▸ **Written exercise**: Extract only the lines running from the top of the entries to the line that holds "const estWidth = (s: string, fs: number)". Include that line and omit the pictures.

+++ Records shown +++

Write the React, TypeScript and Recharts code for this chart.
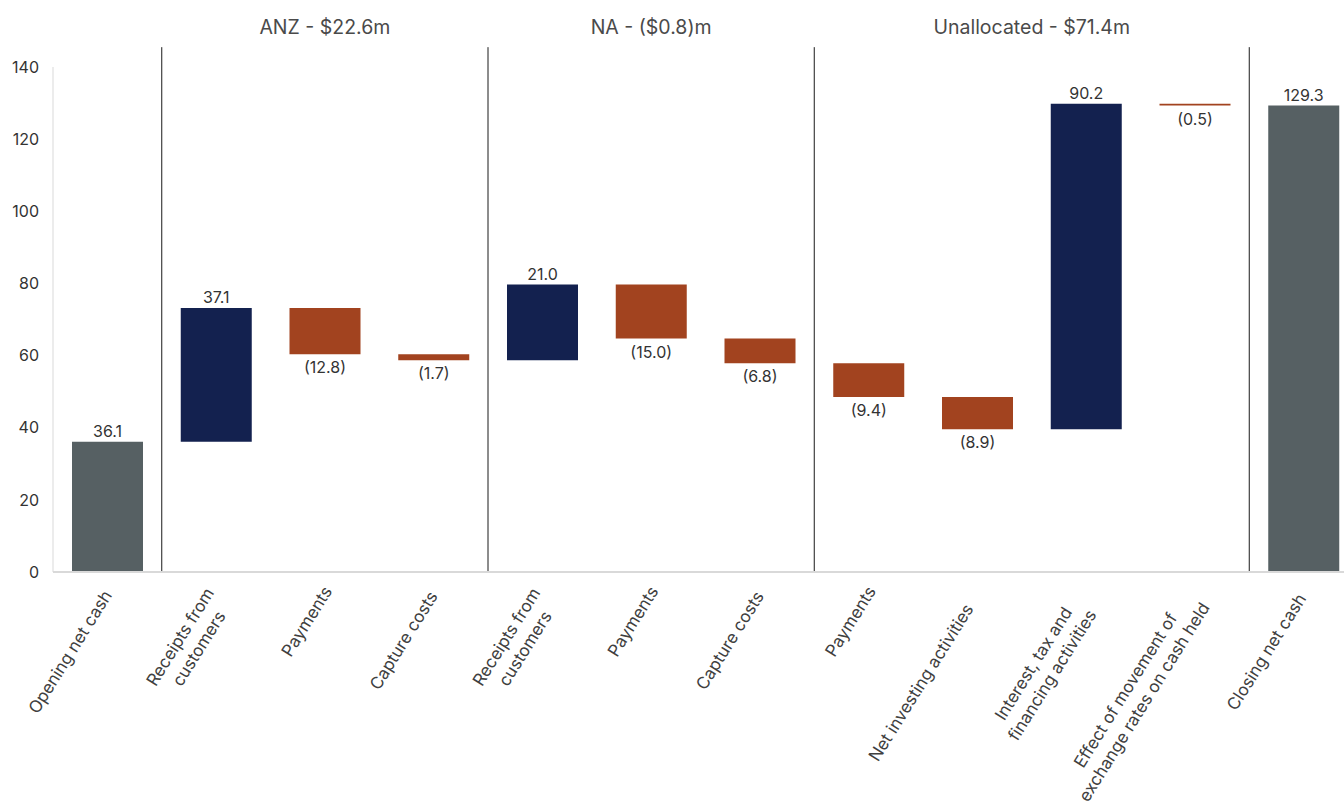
import React from 'react';
import { BarChart, Bar, XAxis, YAxis, ReferenceLine, ReferenceArea, LabelList, Cell } from 'recharts';

const ids = ['open', 'anzRec', 'anzPay', 'anzCap', 'naRec', 'naPay', 'naCap', 'unPay', 'unInv', 'unFin', 'unFx', 'close'];
const categoryLabels = [
  'Opening net cash',
  'Receipts from\ncustomers',
  'Payments',
  'Capture costs',
  'Receipts from\ncustomers',
  'Payments',
  'Capture costs',
  'Payments',
  'Net investing activities',
  'Interest, tax and\nfinancing activities',
  'Effect of movement of\nexchange rates on cash held',
  'Closing net cash',
];
const changes = [36.1, 37.1, -12.8, -1.7, 21.0, -15.0, -6.8, -9.4, -8.9, 90.2, -0.5, 129.3];
const kinds = ['total', 'up', 'down', 'down', 'up', 'down', 'down', 'down', 'down', 'up', 'down', 'total'];
const yTicks = [0, 20, 40, 60, 80, 100, 120, 140];

const groupTitles = ['ANZ - $22.6m', 'NA - ($0.8)m', 'Unallocated - $71.4m'];
const groupFirst = ['anzRec', 'naRec', 'unPay'];
const groupLast = ['anzCap', 'naCap', 'unFx'];
const separatorsAt = ['anzRec', 'naRec', 'unPay', 'close'];
const separatorTop = 145.5;

const colors: Record<string, string> = { total: '#566063', up: '#13214f', down: '#a2431f' };
const FONT = 'Inter, "Open Sans", Arial, sans-serif';

let running = 0;
const data = ids.map((id, i) => {
  const v = changes[i];
  let range: number[];
  if (kinds[i] === 'total') {
    range = [0, v];
    running = v;
  } else {
    const start = running;
    running = start + v;
    range = [Math.min(start, running), Math.max(start, running)];
  }
  return { id, range, value: v, kind: kinds[i] };
});

const estWidth = (s: string, fs: number) => s.length * fs * 0.53;

const XTick = (props: any) => {
  const { x, y, payload } = props;
  const i = ids.indexOf(payload.value);
  if (i < 0) return null;
  const lines = categoryLabels[i].split('\n');
  const fs = 17;
  const lh = 22;
  const n = lines.length;
  const w = Math.max(...lines.map((l) => estWidth(l, fs)));
  return (
    <g transform={`translate(${x + 6},${y + 14}) rotate(-58)`}>
      {lines.map((l, k) => (
        <text
          key={k}
          x={-w / 2}
          y={(k - (n - 1) / 2) * lh + (n > 1 ? 4 : 0)}
          textAnchor="middle"
          fontSize={fs}
          fill="#404040"
          fontFamily={FONT}
        >
          {l}
        </text>
      ))}
    </g>
  );
};

const renderLabel = (props: any) => {
  const { x, y, width, height, value } = props;
  const top = Math.min(y, y + height);
  const bottom = Math.max(y, y + height);
  const cx = x + width / 2;
  if (value < 0) {
    return (
      <text x={cx} y={bottom + 19} textAnchor="middle" fontSize={16} fill="#333" fontFamily={FONT}>
        {`(${Math.abs(value).toFixed(1)})`}
      </text>
    );
  }
  return (
    <text x={cx} y={top - 5} textAnchor="middle" fontSize={16} fill="#333" fontFamily={FONT}>
      {value.toFixed(1)}
    </text>
  );
};

export default function App() {
  return (
    <div style={{ position: 'fixed', left: 0, top: 0, width: 1344, height: 805, overflow: 'hidden', background: '#fff' }}>
      <BarChart
        width={1362}
        height={805}
        data={data}
        margin={{ top: 67, right: 4, left: 8, bottom: 53 }}
        style={{ fontFamily: FONT }}
      >
        <XAxis
          dataKey="id"
          interval={0}
          tickLine={false}
          axisLine={{ stroke: '#d9d9d9', strokeWidth: 2 }}
          height={180}
          tick={<XTick />}
        />
        <YAxis
          domain={[0, 140]}
          ticks={yTicks}
          width={45}
          tickLine={false}
          tickMargin={8}
          axisLine={{ stroke: '#d9d9d9', strokeWidth: 1 }}
          tick={{ fill: '#333', fontSize: 16, fontFamily: FONT }}
        />
        <Bar dataKey="range" barSize={71} isAnimationActive={false}>
          {data.map((d) => (
            <Cell key={d.id} fill={colors[d.kind]} />
          ))}
          <LabelList dataKey="value" content={renderLabel} />
        </Bar>
        {separatorsAt.map((id) => (
          <ReferenceLine
            key={id}
            segment={[{ x: id, y: 0 }, { x: id, y: separatorTop }]}
            position="start"
            stroke="#1a1a1a"
            strokeWidth={1}
            ifOverflow="visible"
          />
        ))}
        {groupTitles.map((t, i) => (
          <ReferenceArea
            key={t}
            x1={groupFirst[i]}
            x2={groupLast[i]}
            y1={140}
            y2={separatorTop}
            fill="none"
            fillOpacity={0}
            stroke="none"
            ifOverflow="visible"
            label={{ value: t, position: 'top', offset: 13, fill: '#4a4a4a', fontSize: 19.5, fontFamily: FONT }}
          />
        ))}
      </BarChart>
    </div>
  );
}
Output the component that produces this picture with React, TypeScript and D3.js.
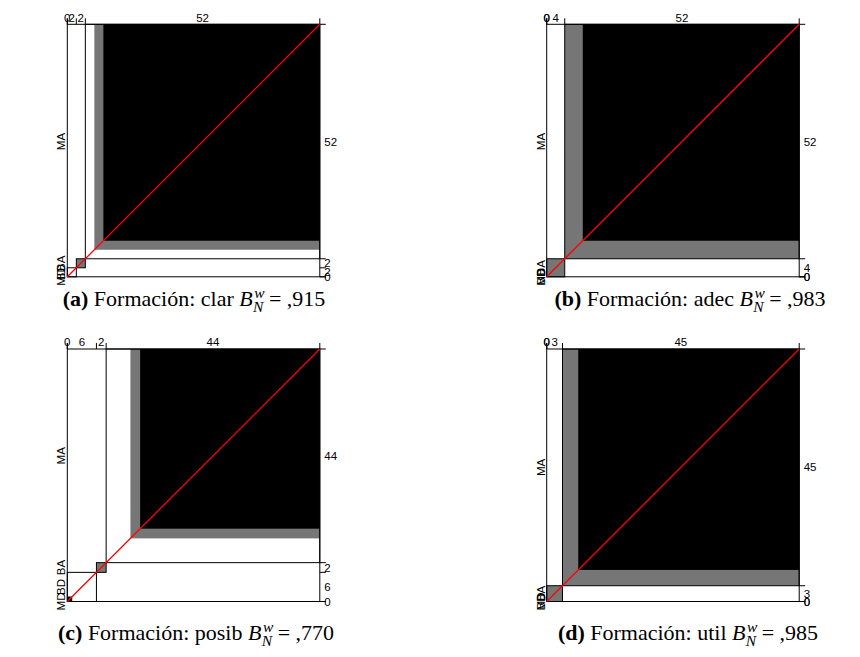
import React from "react";
import * as d3 from "d3";

// Rating categories, lowest to highest
const categories = ["MD", "BD", "BA", "MA"];

// Cross tables (rows: first rating, vertical axis; columns: second rating, horizontal axis)
const clarTable = [
  [0, 0, 0, 0],
  [0, 0, 0, 2],
  [0, 0, 0, 2],
  [0, 2, 2, 48],
];
const adecTable = [
  [0, 0, 0, 0],
  [0, 0, 0, 0],
  [0, 0, 0, 4],
  [0, 0, 4, 48],
];
const posibTable = [
  [0, 0, 0, 0],
  [0, 1, 0, 5],
  [0, 0, 0, 2],
  [0, 5, 2, 37],
];
const utilTable = [
  [0, 0, 0, 0],
  [0, 0, 0, 0],
  [0, 0, 0, 3],
  [0, 0, 3, 42],
];

const panelTags = ["(a)", "(b)", "(c)", "(d)"];
const itemNames = ["clar", "adec", "posib", "util"];
const bangdiwalaValues = [",915", ",983", ",770", ",985"];

const tables = [clarTable, adecTable, posibTable, utilTable];
const panelLefts = [67.3, 546.7, 67.3, 546.7];
const panelTops = [24.3, 24.3, 349, 349];
const SIZE = 252.5;
const SANS = "'Liberation Sans', Arial, sans-serif";
const SERIF = "'Liberation Serif', 'DejaVu Serif', serif";

type PanelProps = { table: number[][]; left: number; top: number; size: number };

function AgreementPanel({ table, left, top, size }: PanelProps) {
  const k = table.length;
  const rowSums = table.map((r) => d3.sum(r));
  const colSums = table[0].map((_, j) => d3.sum(table, (r) => r[j]));
  const n = d3.sum(rowSums);
  const x = d3.scaleLinear().domain([0, n]).range([left, left + size]);
  const y = d3.scaleLinear().domain([0, n]).range([top + size, top]);
  const xc = [0, ...Array.from(d3.cumsum(colSums))];
  const yc = [0, ...Array.from(d3.cumsum(rowSums))];
  const right = left + size;

  const sumCol = (j: number, pred: (r: number) => boolean) =>
    d3.sum(table.map((row, r) => (pred(r) ? row[j] : 0)));
  const sumRow = (i: number, pred: (c: number) => boolean) =>
    d3.sum(table[i].map((v, c) => (pred(c) ? v : 0)));

  const idx = d3.range(k);

  // one-step partial agreement (adjacent categories)
  const partial = idx.map((i) => {
    const x0 = xc[i] + sumCol(i, (r) => r < i - 1);
    const w = sumCol(i, (r) => Math.abs(r - i) <= 1);
    const y0 = yc[i] + sumRow(i, (c) => c < i - 1);
    const h = sumRow(i, (c) => Math.abs(c - i) <= 1);
    return { x0, w, y0, h };
  });
  // exact agreement
  const exact = idx.map((i) => {
    const x0 = xc[i] + sumCol(i, (r) => r < i);
    const y0 = yc[i] + sumRow(i, (c) => c < i);
    return { x0, y0, s: table[i][i] };
  });

  return (
    <g>
      <rect x={left} y={top} width={size} height={size} fill="white" stroke="none" />
      {partial.map((p, i) =>
        p.w > 0 && p.h > 0 ? (
          <rect
            key={"p" + i}
            x={x(p.x0)}
            y={y(p.y0 + p.h)}
            width={x(p.x0 + p.w) - x(p.x0)}
            height={y(p.y0) - y(p.y0 + p.h)}
            fill="#767676"
          />
        ) : null
      )}
      {exact.map((e, i) =>
        e.s > 0 ? (
          <rect
            key={"e" + i}
            x={x(e.x0)}
            y={y(e.y0 + e.s)}
            width={x(e.x0 + e.s) - x(e.x0)}
            height={y(e.y0) - y(e.y0 + e.s)}
            fill="black"
          />
        ) : null
      )}
      {idx.map((i) => (
        <rect
          key={"b" + i}
          x={x(xc[i])}
          y={y(yc[i + 1])}
          width={x(xc[i + 1]) - x(xc[i])}
          height={y(yc[i]) - y(yc[i + 1])}
          fill="none"
          stroke="black"
          strokeWidth={1}
        />
      ))}
      <rect x={left} y={top} width={size} height={size} fill="none" stroke="black" strokeWidth={1} />
      <line x1={x(0)} y1={y(0)} x2={x(n)} y2={y(n)} stroke="#ff0000" strokeWidth={1.3} />
      {xc.map((v, i) => (
        <line key={"tx" + i} x1={x(v)} x2={x(v)} y1={top} y2={top - 6} stroke="black" />
      ))}
      {yc.map((v, i) => (
        <line key={"ty" + i} x1={right} x2={right + 6} y1={y(v)} y2={y(v)} stroke="black" />
      ))}
      {idx.map((i) => (
        <text
          key={"lx" + i}
          x={x(xc[i] + colSums[i] / 2)}
          y={top - 2.6}
          textAnchor="middle"
          fontFamily={SANS}
          fontSize={11.5}
        >
          {colSums[i]}
        </text>
      ))}
      {idx.map((i) => (
        <text
          key={"ly" + i}
          x={right + 4.5}
          y={y(yc[i] + rowSums[i] / 2)}
          dominantBaseline="central"
          fontFamily={SANS}
          fontSize={11.5}
        >
          {rowSums[i]}
        </text>
      ))}
      {idx.map((i) => (
        <text
          key={"lc" + i}
          transform={`translate(${left - 2},${y(yc[i] + rowSums[i] / 2)}) rotate(-90)`}
          textAnchor="middle"
          fontFamily={SANS}
          fontSize={11.5}
        >
          {categories[i]}
        </text>
      ))}
    </g>
  );
}

function Caption({ x, y, tag, name, value }: { x: number; y: number; tag: string; name: string; value: string }) {
  return (
    <text x={x} y={y} fontFamily={SERIF} fontSize={22} textAnchor="middle" style={{ whiteSpace: "pre" }}>
      <tspan fontWeight="bold">{tag}</tspan>
      <tspan>{" Formación: " + name + " "}</tspan>
      <tspan fontStyle="italic">B</tspan>
      <tspan fontStyle="italic" fontSize={15.5} dx={1.5} dy={-8.5}>
        w
      </tspan>
      <tspan fontStyle="italic" fontSize={15.5} dx={-11.5} dy={14}>
        N
      </tspan>
      <tspan dy={-5.5}>{" = " + value}</tspan>
    </text>
  );
}

export default function App() {
  const captionYs = [306, 306, 640, 640];
  const captionXs = [194, 690, 196, 688];
  return (
    <svg width={860} height={657} style={{ display: "block", position: "absolute", left: 0, top: 0 }}>
      <rect width={860} height={657} fill="white" />
      {tables.map((t, i) => (
        <AgreementPanel key={i} table={t} left={panelLefts[i]} top={panelTops[i]} size={SIZE} />
      ))}
      {tables.map((_, i) => (
        <Caption
          key={"c" + i}
          x={captionXs[i]}
          y={captionYs[i]}
          tag={panelTags[i]}
          name={itemNames[i]}
          value={bangdiwalaValues[i]}
        />
      ))}
    </svg>
  );
}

+++

▸ **Reply to the exercise**:
Write the React, TypeScript and Recharts code for this chart.
import React from 'react';
import { BarChart, Bar, XAxis, YAxis, ReferenceLine, ReferenceArea, LabelList, Cell } from 'recharts';

const ids = ['open', 'anzRec', 'anzPay', 'anzCap', 'naRec', 'naPay', 'naCap', 'unPay', 'unInv', 'unFin', 'unFx', 'close'];
const categoryLabels = [
  'Opening net cash',
  'Receipts from\ncustomers',
  'Payments',
  'Capture costs',
  'Receipts from\ncustomers',
  'Payments',
  'Capture costs',
  'Payments',
  'Net investing activities',
  'Interest, tax and\nfinancing activities',
  'Effect of movement of\nexchange rates on cash held',
  'Closing net cash',
];
const changes = [36.1, 37.1, -12.8, -1.7, 21.0, -15.0, -6.8, -9.4, -8.9, 90.2, -0.5, 129.3];
const kinds = ['total', 'up', 'down', 'down', 'up', 'down', 'down', 'down', 'down', 'up', 'down', 'total'];
const yTicks = [0, 20, 40, 60, 80, 100, 120, 140];

const groupTitles = ['ANZ - $22.6m', 'NA - ($0.8)m', 'Unallocated - $71.4m'];
const groupFirst = ['anzRec', 'naRec', 'unPay'];
const groupLast = ['anzCap', 'naCap', 'unFx'];
const separatorsAt = ['anzRec', 'naRec', 'unPay', 'close'];
const separatorTop = 145.5;

const colors: Record<string, string> = { total: '#566063', up: '#13214f', down: '#a2431f' };
const FONT = 'Inter, "Open Sans", Arial, sans-serif';

let running = 0;
const data = ids.map((id, i) => {
  const v = changes[i];
  let range: number[];
  if (kinds[i] === 'total') {
    range = [0, v];
    running = v;
  } else {
    const start = running;
    running = start + v;
    range = [Math.min(start, running), Math.max(start, running)];
  }
  return { id, range, value: v, kind: kinds[i] };
});

const estWidth = (s: string, fs: number) => s.length * fs * 0.53;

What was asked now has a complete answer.